United States v. Eichman, 496 U.S. 310 (1990)
U.S. Supreme CourtUnited States v. Eichman, 496 U.S. 310 (1990)
United States v. Eichman
Nos. 89-1433, 89-1434
Argued May 14, 1990
Decided June 11, 1990
496 U.S. 310
After this Court held, in Texas v. Johnson, 491 U. S. 397, that a Texas statute criminalizing desecration of the United States flag in a way that the actor knew would seriously offend onlookers was unconstitutional as applied to an individual who had burned a flag during a political protest, Congress passed the Flag Protection Act of 1989. The Act criminalizes the conduct of anyone who "knowingly mutilates, defaces, physically defiles, burns, maintains on the floor or ground, or tramples upon" a United States flag, except conduct related to the disposal of a "worn or soiled" flag. Subsequently, appellees were prosecuted in the District Courts for violating the Act: some for knowingly burning several flags while protesting various aspects of the Government's policies and others, in a separate incident, for knowingly burning a flag while protesting the Act's passage. In each case, appellees moved to dismiss the charges on the ground that the Act violates the First Amendment. Both District Courts, following Johnson, supra, held the Act unconstitutional as applied, and dismissed the charges.
Held: Appellees' prosecution for burning a flag in violation of the Act is inconsistent with the First Amendment. The Government concedes, as it must, that appellees' flag-burning constituted expressive conduct, and this Court declines to reconsider its rejection in Johnson of the claim that flag-burning as a mode of expression does not enjoy the First Amendment's full protection.
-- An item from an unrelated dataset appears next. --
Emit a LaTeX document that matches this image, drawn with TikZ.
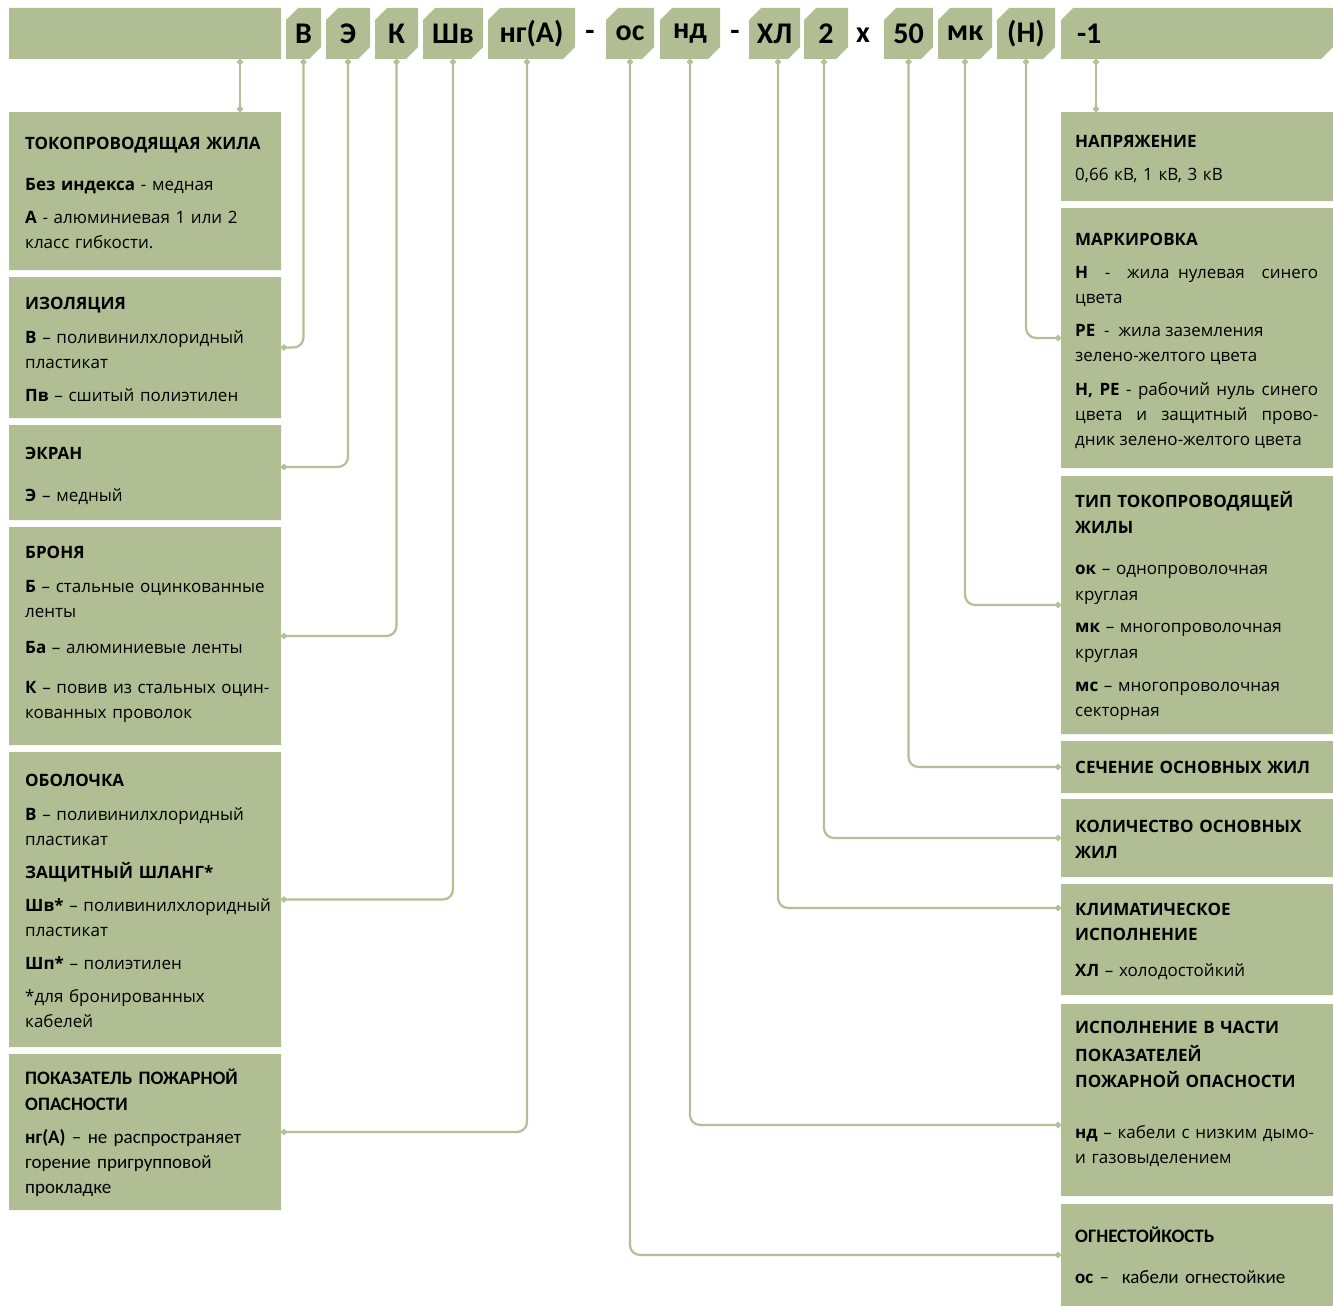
\documentclass[tikz,border=0pt]{standalone}
\usepackage{fontspec}
\setmainfont{Open Sans}
\newfontfamily\calfont{Carlito}
\usetikzlibrary{shapes.misc,arrows.meta,positioning}
\definecolor{panelgreen}{HTML}{B1BD92}
\definecolor{linkgreen}{HTML}{B4BF98}

\begin{document}
\begin{tikzpicture}[x=1pt, y=-1pt,
    % chamfered boxes
    panel/.style={chamfered rectangle, chamfered rectangle corners={north west,south east},
      chamfered rectangle xsep=6pt, chamfered rectangle ysep=6pt,
      fill=panelgreen, draw=none, inner sep=0pt, outer sep=0pt},
    side panel/.style={panel, minimum width=272pt},
    code box/.style={panel, minimum height=51pt, font=\calfont\bfseries\fontsize{30}{30}\selectfont},
    % texts inside the boxes
    note/.style={anchor=north west, inner sep=0pt, text width=250pt, align=left,
      font=\fontsize{17}{25}\selectfont},
    cal note/.style={note, font=\calfont\fontsize{19}{25}\selectfont},
    sep/.style={font=\calfont\bfseries\fontsize{30}{30}\selectfont},
    % connectors
    link/.style={draw=linkgreen, line width=2.2pt, rounded corners=10pt,
      {Circle[length=6pt]}-{Circle[length=6pt]}}
  ]
  \useasboundingbox (0,0) rectangle (1333,1306);

  % --- top row ---
  \node[code box, minimum width=272pt] (cTop) at (145,33.5) {};
  \node[code box, minimum width=35pt] (cV) at (303.5,33.5) {В};
  \node[code box, minimum width=44pt] (cE) at (348,33.5) {Э};
  \node[code box, minimum width=43pt] (cK) at (396.5,33.5) {К};
  \node[code box, minimum width=60pt] (cShv) at (453,33.5) {Шв};
  \node[code box, minimum width=87pt] (cNg) at (531.5,33.5) {нг(А)};
  \node[sep] (d1) at (590,35) {-};
  \node[code box, minimum width=48pt] (cOs) at (630,33.5) {ос};
  \node[code box, minimum width=60pt] (cNd) at (690,33.5) {нд};
  \node[sep] (d2) at (735,35) {-};
  \node[code box, minimum width=51pt] (cXL) at (774.5,33.5) {ХЛ};
  \node[code box, minimum width=44pt] (c2) at (826,33.5) {2};
  \node[sep] (times) at (863,35) {x};
  \node[code box, minimum width=49pt] (c50) at (908.5,33.5) {50};
  \node[code box, minimum width=54pt] (cMk) at (965,33.5) {мк};
  \node[code box, minimum width=58pt] (cN) at (1026,33.5) {(Н)};
  \node[code box, minimum width=272pt, text width=240pt, align=left] (cOne) at (1197,33.5) {-1};

  % --- left column ---
  \node[side panel, minimum height=158pt] (tok) at (145,191) {};
  \node[side panel, minimum height=141pt] (izol) at (145,347.5) {};
  \node[side panel, minimum height=95pt] (ekran) at (145,472.5) {};
  \node[side panel, minimum height=218pt] (bron) at (145,636) {};
  \node[side panel, minimum height=295pt] (obol) at (145,899.5) {};
  \node[side panel, minimum height=156pt] (pokaz) at (145,1132) {};

  \node[note] (tok-t) at (25,131.5) {\strut\textbf{ТОКОПРОВОДЯЩАЯ ЖИЛА}\\[16pt]
    \textbf{Без индекса} - медная\\[8pt]
    \textbf{А} - алюминиевая 1 или 2\\ класс гибкости.};
  \node[note] (izol-t) at (25,291.5) {\strut\textbf{ИЗОЛЯЦИЯ}\\[9pt]
    \textbf{В} – поливинилхлоридный\\ пластикат\\[8pt]
    \textbf{Пв} – сшитый полиэтилен};
  \node[note] (ekran-t) at (25,441.5) {\strut\textbf{ЭКРАН}\\[17pt]
    \textbf{Э} – медный};
  \node[note] (bron-t) at (25,540.5) {\strut\textbf{БРОНЯ}\\[9pt]
    \textbf{Б} – стальные оцинкованные\\ ленты\\[11pt]
    \textbf{Ба} – алюминиевые ленты\\[15pt]
    \textbf{К} – повив из стальных оцин-\\ кованных проволок};
  \node[note] (obol-t) at (25,768.5) {\strut\textbf{ОБОЛОЧКА}\\[9pt]
    \textbf{В} – поливинилхлоридный\\ пластикат\\[8pt]
    \textbf{ЗАЩИТНЫЙ ШЛАНГ*}\\[8pt]
    \textbf{Шв*} – поливинилхлоридный\\ пластикат\\[8pt]
    \textbf{Шп*} – полиэтилен\\[8pt]
    *для бронированных\\ кабелей};
  \node[cal note] (pokaz-t) at (25,1066.6) {\strut\textbf{ПОКАЗАТЕЛЬ ПОЖАРНОЙ}\\[1pt]
    \textbf{ОПАСНОСТИ}\\[8pt]
    \textbf{нг(А)} – не распространяет\\ горение пригрупповой\\ прокладке};

  % --- right column ---
  \node[side panel, minimum height=89pt] (napr) at (1197,156.5) {};
  \node[side panel, minimum height=260pt] (mark) at (1197,338) {};
  \node[side panel, minimum height=258pt] (tip) at (1197,605) {};
  \node[side panel, minimum height=52pt] (sech) at (1197,767) {};
  \node[side panel, minimum height=78pt] (kol) at (1197,838) {};
  \node[side panel, minimum height=111pt] (klim) at (1197,939.5) {};
  \node[side panel, minimum height=192pt] (ispoln) at (1197,1100) {};
  \node[side panel, minimum height=102pt] (ogne) at (1197,1255) {};

  \node[note] (napr-t) at (1075,129.5) {\strut\textbf{НАПРЯЖЕНИЕ}\\[8pt]
    0,66 кВ, 1 кВ, 3 кВ};
  \node[note, text width=243pt, align=justify] (mark-t) at (1075,227.5) {\strut\textbf{МАРКИРОВКА}\\[8pt]
    \textbf{Н} \ - \ жила нулевая \ синего\linebreak цвета\\[8pt]
    \textbf{PE} \ - \ жила заземления\\ зелено-желтого цвета\\[9pt]
    \textbf{Н, PE} - рабочий нуль синего\linebreak цвета и защитный прово-\linebreak дник зелено-желтого цвета};
  \node[note] (tip-t) at (1075,489.5) {\strut\textbf{ТИП ТОКОПРОВОДЯЩЕЙ}\\[1pt]
    \textbf{ЖИЛЫ}\\[16pt]
    \textbf{ок} – однопроволочная\\[1pt] круглая\\[7pt]
    \textbf{мк} – многопроволочная\\[1pt] круглая\\[8pt]
    \textbf{мс} – многопроволочная\\ секторная};
  \node[note] (sech-t) at (1075,755.5) {\strut\textbf{СЕЧЕНИЕ ОСНОВНЫХ ЖИЛ}};
  \node[note] (kol-t) at (1075,814.5) {\strut\textbf{КОЛИЧЕСТВО ОСНОВНЫХ}\\[1pt]
    \textbf{ЖИЛ}};
  \node[note] (klim-t) at (1075,897.5) {\strut\textbf{КЛИМАТИЧЕСКОЕ}\\
    \textbf{ИСПОЛНЕНИЕ}\\[11pt]
    \textbf{ХЛ} – холодостойкий};
  \node[note] (ispoln-t) at (1075,1015.5) {\strut\textbf{ИСПОЛНЕНИЕ В ЧАСТИ}\\[3pt]
    \textbf{ПОКАЗАТЕЛЕЙ}\\[1pt]
    \textbf{ПОЖАРНОЙ ОПАСНОСТИ}\\[26pt]
    \textbf{нд} – кабели с низким дымо-\\ и газовыделением};
  \node[cal note] (ogne-t) at (1075,1224.6) {\strut\textbf{ОГНЕСТОЙКОСТЬ}\\[16pt]
    \textbf{ос} – \ кабели огнестойкие};

  % --- connectors ---
  \draw[link] ([xshift=95pt]cTop.south) -- ([xshift=95pt]tok.north);
  \draw[link] (cV.south) |- (izol.east);
  \draw[link] (cE.south) |- ([yshift=5.5pt]ekran.east);
  \draw[link] (cK.south) |- (bron.east);
  \draw[link] (cShv.south) |- (obol.east);
  \draw[link] ([xshift=-4.5pt]cNg.south) |- (pokaz.east);
  \draw[link] (cOs.south) |- (ogne.west);
  \draw[link] (cNd.south) |- ([yshift=-25pt]ispoln.west);
  \draw[link] ([xshift=3.5pt]cXL.south) |- ([yshift=31.5pt]klim.west);
  \draw[link] ([xshift=-2pt]c2.south) |- (kol.west);
  \draw[link] (c50.south) |- (sech.west);
  \draw[link] (cMk.south) |- (tip.west);
  \draw[link] (cN.south) |- (mark.west);
  \draw[link] ([xshift=-101pt]cOne.south) -- ([xshift=-101pt]napr.north);
\end{tikzpicture}
\end{document}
It is true that this Act, unlike the Texas law, contains no explicit content-based limitation on the scope of prohibited conduct. Nevertheless, it is clear that the Government's asserted interest in protecting the "physical integrity" of a privately owned flag in order to preserve the flag's status as a symbol of the Nation and certain national ideals is related to the suppression, and concerned with the content, of free expression. The mere destruction or disfigurement of a symbol's physical manifestation does not diminish or otherwise affect the symbol itself. The Government's interest is implicated only when a person's treatment of the flag communicates a message to others that is inconsistent with the identified ideals. The precise language of the Act's
prohibitions confirms Congress' interest in the communicative impact of flag destruction, since each of the specified terms -- with the possible exception of "burns" -- unmistakably connotes disrespectful treatment of the flag and suggests a focus on those acts likely to damage the flag's symbolic value, and since the explicit exemption for disposal of "worn or soiled" flags protects certain acts traditionally associated with patriotic respect for the flag. Thus, the Act suffers from the same fundamental flaw as the Texas law, and its restriction on expression cannot "be justified without reference to the content of the regulated speech,'" Boos v. Barry, 485 U. S. 312, 485 U. S. 320. It must therefore be subjected to "the most exacting scrutiny," id. at 485 U. S. 321, and, for the reasons stated in Johnson, supra, at 491 U. S. 413-415, the Government's interest cannot justify its infringement on First Amendment rights. This conclusion will not be reassessed in light of Congress' recent recognition of a purported "national consensus" favoring a prohibition on flag-burning, since any suggestion that the Government's interest in suppressing speech becomes more weighty as popular opposition to that speech grows is foreign to the First Amendment. While flag desecration -- like virulent ethnic and religious epithets, vulgar repudiations of the draft, and scurrilous caricatures -- is deeply offensive to many, the Government may not prohibit the expression of an idea simply because society finds the idea itself offensive or disagreeable. Pp. 496 U. S. 313-319.
BRENNAN, J., delivered the opinion of the Court, in which MARSHALL, BLACKMUN, SCALIA, and KENNEDY, JJ., joined. STEVENS, J., filed a dissenting opinion, in which REHNQUIST, C.J., and WHITE and O'CONNOR, JJ., joined, post, p. 496 U. S. 319.